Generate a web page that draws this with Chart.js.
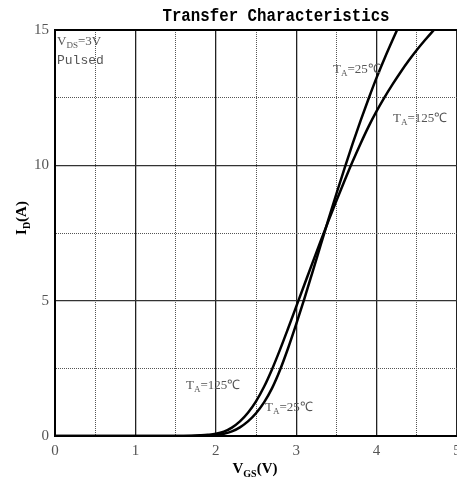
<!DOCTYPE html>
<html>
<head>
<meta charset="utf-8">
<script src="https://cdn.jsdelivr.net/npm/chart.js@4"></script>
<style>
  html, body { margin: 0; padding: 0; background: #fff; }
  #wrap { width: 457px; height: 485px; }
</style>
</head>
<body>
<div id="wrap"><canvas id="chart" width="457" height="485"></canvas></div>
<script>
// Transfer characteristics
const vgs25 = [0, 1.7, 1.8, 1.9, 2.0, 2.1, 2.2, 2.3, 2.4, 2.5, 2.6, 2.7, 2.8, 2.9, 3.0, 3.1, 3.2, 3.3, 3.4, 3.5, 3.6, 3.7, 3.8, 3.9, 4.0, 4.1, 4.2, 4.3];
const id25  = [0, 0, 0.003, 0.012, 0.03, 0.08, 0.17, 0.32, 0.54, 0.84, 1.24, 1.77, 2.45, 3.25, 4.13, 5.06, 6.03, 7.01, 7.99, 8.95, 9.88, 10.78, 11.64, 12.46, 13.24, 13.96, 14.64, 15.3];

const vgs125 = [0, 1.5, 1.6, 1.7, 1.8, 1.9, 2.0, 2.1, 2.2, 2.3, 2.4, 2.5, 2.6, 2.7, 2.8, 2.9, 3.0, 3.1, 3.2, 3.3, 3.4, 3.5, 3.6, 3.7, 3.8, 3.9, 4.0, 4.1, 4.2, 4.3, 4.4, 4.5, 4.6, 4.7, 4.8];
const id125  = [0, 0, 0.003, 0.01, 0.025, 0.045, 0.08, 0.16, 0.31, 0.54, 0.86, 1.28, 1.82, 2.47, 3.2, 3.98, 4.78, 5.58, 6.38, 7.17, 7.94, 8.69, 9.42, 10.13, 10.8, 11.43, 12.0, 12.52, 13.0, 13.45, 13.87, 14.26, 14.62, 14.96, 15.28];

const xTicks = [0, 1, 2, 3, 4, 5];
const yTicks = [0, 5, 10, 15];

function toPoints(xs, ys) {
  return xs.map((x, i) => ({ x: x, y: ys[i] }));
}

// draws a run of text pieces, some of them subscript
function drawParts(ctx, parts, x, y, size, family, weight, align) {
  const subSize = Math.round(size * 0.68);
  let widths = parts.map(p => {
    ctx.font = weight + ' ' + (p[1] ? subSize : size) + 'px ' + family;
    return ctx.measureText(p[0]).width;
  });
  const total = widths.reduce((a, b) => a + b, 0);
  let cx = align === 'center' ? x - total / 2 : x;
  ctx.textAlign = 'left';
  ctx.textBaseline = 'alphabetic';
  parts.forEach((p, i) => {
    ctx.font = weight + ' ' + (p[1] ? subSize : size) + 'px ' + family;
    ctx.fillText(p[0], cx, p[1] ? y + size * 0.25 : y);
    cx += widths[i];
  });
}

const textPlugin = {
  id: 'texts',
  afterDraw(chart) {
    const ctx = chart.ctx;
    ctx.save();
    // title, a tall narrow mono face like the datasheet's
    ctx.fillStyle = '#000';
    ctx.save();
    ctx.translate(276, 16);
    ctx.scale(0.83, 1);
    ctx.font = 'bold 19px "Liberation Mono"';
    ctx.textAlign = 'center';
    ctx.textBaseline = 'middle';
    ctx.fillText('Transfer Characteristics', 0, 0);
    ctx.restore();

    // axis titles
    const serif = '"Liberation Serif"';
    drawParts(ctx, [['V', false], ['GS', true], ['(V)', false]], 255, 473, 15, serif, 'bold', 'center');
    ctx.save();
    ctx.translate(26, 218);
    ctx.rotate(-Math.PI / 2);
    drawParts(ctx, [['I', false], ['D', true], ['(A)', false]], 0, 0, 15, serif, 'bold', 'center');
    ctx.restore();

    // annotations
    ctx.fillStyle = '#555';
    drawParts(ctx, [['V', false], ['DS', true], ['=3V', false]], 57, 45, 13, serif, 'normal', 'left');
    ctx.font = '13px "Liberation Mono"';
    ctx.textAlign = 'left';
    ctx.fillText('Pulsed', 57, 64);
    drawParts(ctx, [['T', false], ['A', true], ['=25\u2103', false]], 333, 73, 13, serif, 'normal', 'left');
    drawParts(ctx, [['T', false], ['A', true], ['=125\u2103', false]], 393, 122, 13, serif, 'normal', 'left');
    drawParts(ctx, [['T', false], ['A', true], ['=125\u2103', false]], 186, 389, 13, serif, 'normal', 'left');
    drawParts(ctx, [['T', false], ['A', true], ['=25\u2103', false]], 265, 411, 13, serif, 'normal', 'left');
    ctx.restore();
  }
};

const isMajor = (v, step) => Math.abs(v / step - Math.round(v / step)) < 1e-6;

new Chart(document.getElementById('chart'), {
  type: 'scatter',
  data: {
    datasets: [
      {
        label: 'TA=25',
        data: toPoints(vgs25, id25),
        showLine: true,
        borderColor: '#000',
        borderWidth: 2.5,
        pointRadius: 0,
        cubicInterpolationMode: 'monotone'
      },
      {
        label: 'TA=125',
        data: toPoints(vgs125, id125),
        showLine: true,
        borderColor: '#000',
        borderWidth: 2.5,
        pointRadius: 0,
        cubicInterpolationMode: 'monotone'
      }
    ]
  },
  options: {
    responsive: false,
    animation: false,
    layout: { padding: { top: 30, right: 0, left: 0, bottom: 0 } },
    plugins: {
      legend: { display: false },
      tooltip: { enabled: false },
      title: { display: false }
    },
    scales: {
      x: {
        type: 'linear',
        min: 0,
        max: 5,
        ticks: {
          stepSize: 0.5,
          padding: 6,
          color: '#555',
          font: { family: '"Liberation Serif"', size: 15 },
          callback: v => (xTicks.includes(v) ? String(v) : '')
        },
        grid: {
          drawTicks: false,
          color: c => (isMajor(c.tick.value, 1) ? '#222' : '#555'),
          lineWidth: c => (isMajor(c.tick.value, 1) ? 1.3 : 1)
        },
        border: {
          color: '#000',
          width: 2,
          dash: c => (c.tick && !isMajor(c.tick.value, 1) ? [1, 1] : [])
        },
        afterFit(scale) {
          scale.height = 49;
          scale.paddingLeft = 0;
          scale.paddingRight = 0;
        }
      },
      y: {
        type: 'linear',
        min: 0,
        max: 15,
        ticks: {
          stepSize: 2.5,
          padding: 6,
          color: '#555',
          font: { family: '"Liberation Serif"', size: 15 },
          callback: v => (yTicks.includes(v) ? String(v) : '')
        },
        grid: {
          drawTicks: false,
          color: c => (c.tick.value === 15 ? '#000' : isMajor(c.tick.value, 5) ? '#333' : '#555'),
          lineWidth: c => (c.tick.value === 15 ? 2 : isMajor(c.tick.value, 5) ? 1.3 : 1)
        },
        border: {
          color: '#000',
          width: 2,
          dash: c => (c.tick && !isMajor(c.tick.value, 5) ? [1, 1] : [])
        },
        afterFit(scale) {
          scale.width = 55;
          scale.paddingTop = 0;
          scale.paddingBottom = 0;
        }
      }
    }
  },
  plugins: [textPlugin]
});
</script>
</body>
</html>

Stated problem: Pictures excluded, repeat exactly the lines from the top of the material through the line with "14.62, 14.96, 15.28];", including both of those lines.

Response:
Generate a web page that draws this with Chart.js.
<!DOCTYPE html>
<html>
<head>
<meta charset="utf-8">
<script src="https://cdn.jsdelivr.net/npm/chart.js@4"></script>
<style>
  html, body { margin: 0; padding: 0; background: #fff; }
  #wrap { width: 457px; height: 485px; }
</style>
</head>
<body>
<div id="wrap"><canvas id="chart" width="457" height="485"></canvas></div>
<script>
// Transfer characteristics
const vgs25 = [0, 1.7, 1.8, 1.9, 2.0, 2.1, 2.2, 2.3, 2.4, 2.5, 2.6, 2.7, 2.8, 2.9, 3.0, 3.1, 3.2, 3.3, 3.4, 3.5, 3.6, 3.7, 3.8, 3.9, 4.0, 4.1, 4.2, 4.3];
const id25  = [0, 0, 0.003, 0.012, 0.03, 0.08, 0.17, 0.32, 0.54, 0.84, 1.24, 1.77, 2.45, 3.25, 4.13, 5.06, 6.03, 7.01, 7.99, 8.95, 9.88, 10.78, 11.64, 12.46, 13.24, 13.96, 14.64, 15.3];

const vgs125 = [0, 1.5, 1.6, 1.7, 1.8, 1.9, 2.0, 2.1, 2.2, 2.3, 2.4, 2.5, 2.6, 2.7, 2.8, 2.9, 3.0, 3.1, 3.2, 3.3, 3.4, 3.5, 3.6, 3.7, 3.8, 3.9, 4.0, 4.1, 4.2, 4.3, 4.4, 4.5, 4.6, 4.7, 4.8];
const id125  = [0, 0, 0.003, 0.01, 0.025, 0.045, 0.08, 0.16, 0.31, 0.54, 0.86, 1.28, 1.82, 2.47, 3.2, 3.98, 4.78, 5.58, 6.38, 7.17, 7.94, 8.69, 9.42, 10.13, 10.8, 11.43, 12.0, 12.52, 13.0, 13.45, 13.87, 14.26, 14.62, 14.96, 15.28];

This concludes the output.